Data =>
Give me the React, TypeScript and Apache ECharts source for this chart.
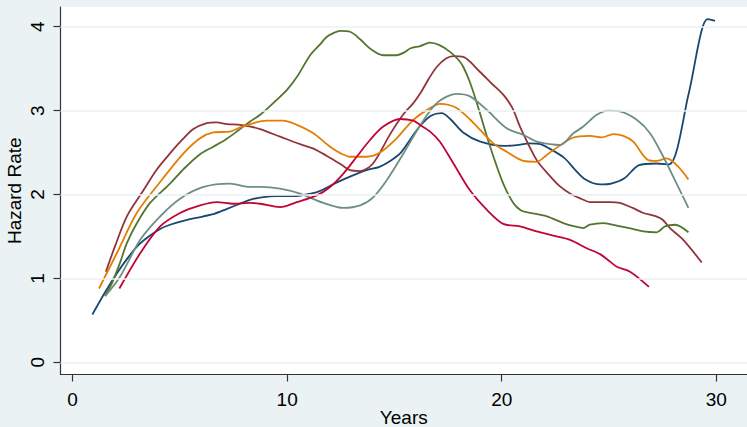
import React, { useEffect, useRef } from "react";
import * as echarts from "echarts";

const xTicks = [0, 10, 20, 30];
const yTicks = [0, 1, 2, 3, 4];

const navy: [number, number][] = [
  [0.92, 0.57], [1.5, 0.83], [2.06, 1.06], [2.53, 1.23], [3.0, 1.38], [3.5, 1.49], [4.08, 1.59],
  [4.54, 1.64], [5.2, 1.69], [6.1, 1.74], [6.6, 1.77], [7.2, 1.83], [7.8, 1.89], [8.3, 1.94],
  [8.9, 1.97], [9.5, 1.98], [10.3, 1.98], [11.1, 2.01], [11.6, 2.05], [12.2, 2.13], [12.9, 2.21],
  [13.7, 2.29], [14.3, 2.33], [14.8, 2.4], [15.3, 2.5], [15.8, 2.68], [16.2, 2.82], [16.7, 2.94],
  [17.2, 2.97], [17.6, 2.9], [18.2, 2.74], [19.0, 2.63], [20.1, 2.58], [20.7, 2.59], [21.3, 2.61],
  [21.8, 2.6], [22.2, 2.55], [22.9, 2.44], [23.4, 2.3], [23.9, 2.18], [24.6, 2.12], [25.1, 2.13],
  [25.7, 2.19], [26.4, 2.35], [27.2, 2.37], [27.8, 2.36], [28.7, 3.19], [29.3, 3.94], [29.6, 4.09],
  [29.94, 4.07],
];

const maroon: [number, number][] = [
  [1.55, 1.08], [2.0, 1.4], [2.53, 1.74], [3.3, 2.05], [3.9, 2.29], [4.54, 2.49], [5.1, 2.65],
  [5.63, 2.78], [6.25, 2.85], [6.7, 2.86], [7.2, 2.84], [7.8, 2.83], [8.3, 2.81], [8.74, 2.78],
  [9.67, 2.69], [10.6, 2.6], [11.2, 2.55], [11.85, 2.46], [12.5, 2.36], [12.93, 2.29], [13.4, 2.28],
  [14.0, 2.37], [14.8, 2.72], [15.4, 2.95], [15.88, 3.09], [16.19, 3.2], [16.6, 3.38], [16.97, 3.52],
  [17.4, 3.62], [17.75, 3.65], [18.21, 3.64], [18.99, 3.46], [19.5, 3.33], [20.07, 3.19], [20.5, 3.03],
  [20.85, 2.81], [21.63, 2.41], [22.25, 2.22], [22.7, 2.1], [23.2, 2.01], [23.7, 1.95], [24.11, 1.91],
  [25.05, 1.91], [25.5, 1.9], [26.1, 1.84], [26.6, 1.78], [27.2, 1.74], [27.5, 1.7], [27.84, 1.6],
  [28.46, 1.46], [29.32, 1.19],
];

const green: [number, number][] = [
  [1.51, 0.79], [1.83, 0.94], [2.2, 1.18], [2.53, 1.42], [3.0, 1.66], [3.61, 1.9], [4.54, 2.13],
  [5.2, 2.31], [5.94, 2.48], [6.56, 2.57], [7.1, 2.65], [7.65, 2.75], [8.27, 2.87], [8.74, 2.95],
  [9.52, 3.13], [10.0, 3.25], [10.45, 3.4], [11.07, 3.66], [11.5, 3.78], [11.85, 3.88], [12.2, 3.93],
  [12.47, 3.95], [12.93, 3.94], [13.4, 3.85], [13.86, 3.74], [14.48, 3.66], [15.1, 3.66], [15.5, 3.7],
  [15.73, 3.74], [16.2, 3.77], [16.66, 3.81], [17.1, 3.78], [17.59, 3.7], [18.0, 3.6], [18.21, 3.52],
  [18.5, 3.35], [18.84, 3.09], [19.46, 2.57], [20.07, 2.13], [20.54, 1.9], [20.9, 1.81], [21.16, 1.79],
  [22.1, 1.74], [22.87, 1.66], [23.4, 1.62], [23.8, 1.6], [24.11, 1.64], [24.73, 1.66], [25.51, 1.62],
  [26.1, 1.59], [26.6, 1.56], [27.22, 1.55], [27.61, 1.62], [28.08, 1.64], [28.7, 1.55],
];

const orange: [number, number][] = [
  [1.23, 0.88], [2.06, 1.3], [2.99, 1.78], [4.08, 2.15], [5.17, 2.49], [5.94, 2.67], [6.56, 2.74],
  [7.34, 2.75], [7.81, 2.8], [8.27, 2.84], [9.05, 2.88], [9.82, 2.88], [10.45, 2.83], [11.22, 2.73],
  [12.0, 2.57], [12.5, 2.49], [12.93, 2.45], [13.71, 2.45], [14.33, 2.5], [15.1, 2.67], [15.88, 2.89],
  [16.66, 3.03], [17.12, 3.08], [17.5, 3.07], [17.9, 3.03], [18.5, 2.9], [18.99, 2.77], [19.61, 2.61],
  [20.23, 2.51], [21.01, 2.4], [21.63, 2.39], [22.0, 2.45], [22.4, 2.53], [23.34, 2.68], [24.11, 2.7],
  [24.66, 2.68], [25.2, 2.72], [25.67, 2.7], [26.13, 2.63], [26.83, 2.41], [27.22, 2.4], [27.69, 2.43],
  [28.23, 2.33], [28.7, 2.18],
];

const teal: [number, number][] = [
  [1.52, 0.79], [2.21, 1.02], [3.15, 1.46], [4.08, 1.74], [5.01, 1.95], [6.1, 2.09], [7.34, 2.13],
  [8.27, 2.09], [8.74, 2.09], [9.67, 2.07], [10.6, 2.01], [11.69, 1.9], [12.62, 1.84], [13.4, 1.87],
  [14.02, 1.97], [14.64, 2.17], [15.42, 2.49], [16.19, 2.82], [16.97, 3.09], [17.9, 3.2], [18.52, 3.17],
  [19.3, 3.01], [20.23, 2.79], [21.01, 2.71], [21.63, 2.63], [22.25, 2.6], [22.72, 2.59], [23.34, 2.73],
  [23.8, 2.81], [24.43, 2.95], [24.97, 3.0], [25.51, 2.99], [26.29, 2.89], [26.91, 2.73], [27.53, 2.45],
  [28.15, 2.13], [28.7, 1.84],
];

const cranberry: [number, number][] = [
  [2.18, 0.88], [3.15, 1.3], [4.08, 1.62], [5.01, 1.78], [5.94, 1.87], [6.72, 1.91], [7.49, 1.89],
  [8.27, 1.9], [8.74, 1.89], [9.67, 1.85], [10.45, 1.91], [11.38, 1.99], [12.0, 2.09], [12.62, 2.25],
  [13.24, 2.45], [13.86, 2.65], [14.48, 2.81], [15.26, 2.9], [15.88, 2.88], [16.19, 2.83], [16.66, 2.75],
  [17.12, 2.63], [17.75, 2.37], [18.52, 2.05], [19.3, 1.82], [20.07, 1.65], [20.85, 1.62], [21.63, 1.56],
  [22.4, 1.51], [23.18, 1.46], [23.96, 1.36], [24.58, 1.29], [25.05, 1.2], [25.36, 1.14], [25.98, 1.08],
  [26.86, 0.9],
];

const seriesList = [
  { name: "navy", data: navy, color: "#1a476f" },
  { name: "maroon", data: maroon, color: "#90353b" },
  { name: "forest_green", data: green, color: "#55752f" },
  { name: "dkorange", data: orange, color: "#e37e00" },
  { name: "teal", data: teal, color: "#6e8e84" },
  { name: "cranberry", data: cranberry, color: "#c10534" },
];

const FONT = "'Liberation Sans', Arial, sans-serif";
const BG = "#eaf2f3";

export default function App() {
  const ref = useRef<HTMLDivElement>(null);
  useEffect(() => {
    if (!ref.current) return;
    const chart = echarts.init(ref.current, null, { renderer: "svg" });
    chart.setOption({
      animation: false,
      backgroundColor: BG,
      grid: {
        left: 60.5,
        top: 7,
        right: 0,
        bottom: 52.5,
        show: true,
        backgroundColor: "#ffffff",
        borderWidth: 0,
        containLabel: false,
        outerBoundsMode: "none",
      },
      xAxis: {
        type: "value",
        min: -0.564,
        max: 31.43,
        name: "Years",
        nameLocation: "middle",
        nameGap: 33,
        nameMoveOverlap: false,
        nameTextStyle: { fontFamily: FONT, fontSize: 19, lineHeight: 19, color: "#000" },
        axisLine: { show: true, onZero: false, lineStyle: { color: "#333", width: 1.2 } },
        axisTick: { show: true, customValues: xTicks, length: 7, lineStyle: { color: "#333", width: 1.2 } },
        axisLabel: { customValues: xTicks, margin: 15, fontFamily: FONT, fontSize: 19, color: "#000" },
        splitLine: { show: false },
      },
      yAxis: {
        type: "value",
        min: -0.145,
        max: 4.235,
        name: "Hazard Rate",
        nameLocation: "middle",
        nameRotate: 90,
        nameGap: 37,
        nameMoveOverlap: false,
        nameTextStyle: { fontFamily: FONT, fontSize: 19, color: "#000" },
        axisLine: { show: true, onZero: false, lineStyle: { color: "#333", width: 1.2 } },
        axisTick: { show: true, customValues: yTicks, length: 7, lineStyle: { color: "#333", width: 1.2 } },
        axisLabel: { customValues: yTicks, rotate: 90, margin: 14, fontFamily: FONT, fontSize: 19, color: "#000" },
        splitLine: { show: false },
      },
      series: [
        {
          type: "line",
          name: "grid",
          data: [],
          z: 1,
          silent: true,
          markLine: {
            silent: true,
            symbol: "none",
            label: { show: false },
            lineStyle: { color: BG, width: 1.6, type: "solid" },
            data: yTicks.map((v) => ({ yAxis: v })),
          },
        },
        ...seriesList.map((s) => ({
          type: "line",
          name: s.name,
          data: s.data,
          showSymbol: false,
          smooth: 0.3,
          z: 3,
          lineStyle: { color: s.color, width: 1.8 },
          itemStyle: { color: s.color },
        })),
      ],
    });
    return () => chart.dispose();
  }, []);
  return <div ref={ref} style={{ width: 747, height: 427, position: "absolute", left: 0, top: 0 }} />;
}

Exercise instructions => Return exactly what appears from the opening line of the material through the line with "const yTicks = [0, 1, 2, 3, 4];", apart from the pictures.

Response =>
Give me the React, TypeScript and Apache ECharts source for this chart.
import React, { useEffect, useRef } from "react";
import * as echarts from "echarts";

const xTicks = [0, 10, 20, 30];
const yTicks = [0, 1, 2, 3, 4];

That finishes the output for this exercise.